More information and downloads available on itch.io now.
https://christopherdrum.itch.io/eliza8
Full blog post on how the script works, so you can write your own is also posted.
https://christopherdrum.itch.io/eliza8/devlog/255329/customizing-eliza8-scripts
Oh wow, between PicoCalc & this, you are really taking me back, though I had the simplified BASIC version on my TRS-80 :).
@2bitchuck Yeah, I seem to be making software just for you and me. lol
This is actually epic ! Wow the memories from playing this on the Apple ][.
@ChristopherD you should post your cartridge here in Lexaloffle where it will definitely see more traffic.
In any case, you have my STAR.
@ChristopherD what font did you use for the cartridge title art?
@lolboi That's just good ole' Helvetica Neue (bold); a popular font back in the era when Eliza was originally developed.
@ChristopherD gives me a nostalgic vibe for some reason, thanks!
@ChristopherD You may have already seen this, but a group of scientists found an early version of Weizenbaum's code and revived the original Eliza!

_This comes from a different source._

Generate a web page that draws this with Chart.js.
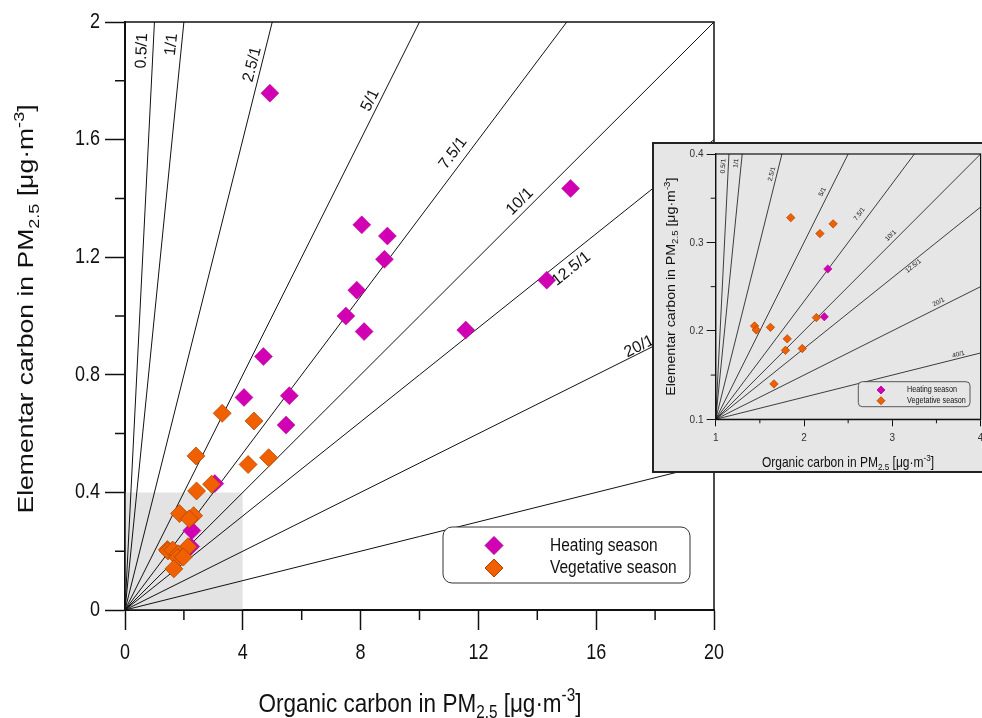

The code is here: https://github.com/rupertl/eliza-ctss and the paper describing the process is here: https://arxiv.org/pdf/2501.06707 - thought this might be of interest to you.
@2bitchuck Yes, a million times yes. Thank you! After I finish up the Status Line v3 update, I'd like to revisit this and make some adjustments to align better to the original. I appreciate the heads-up!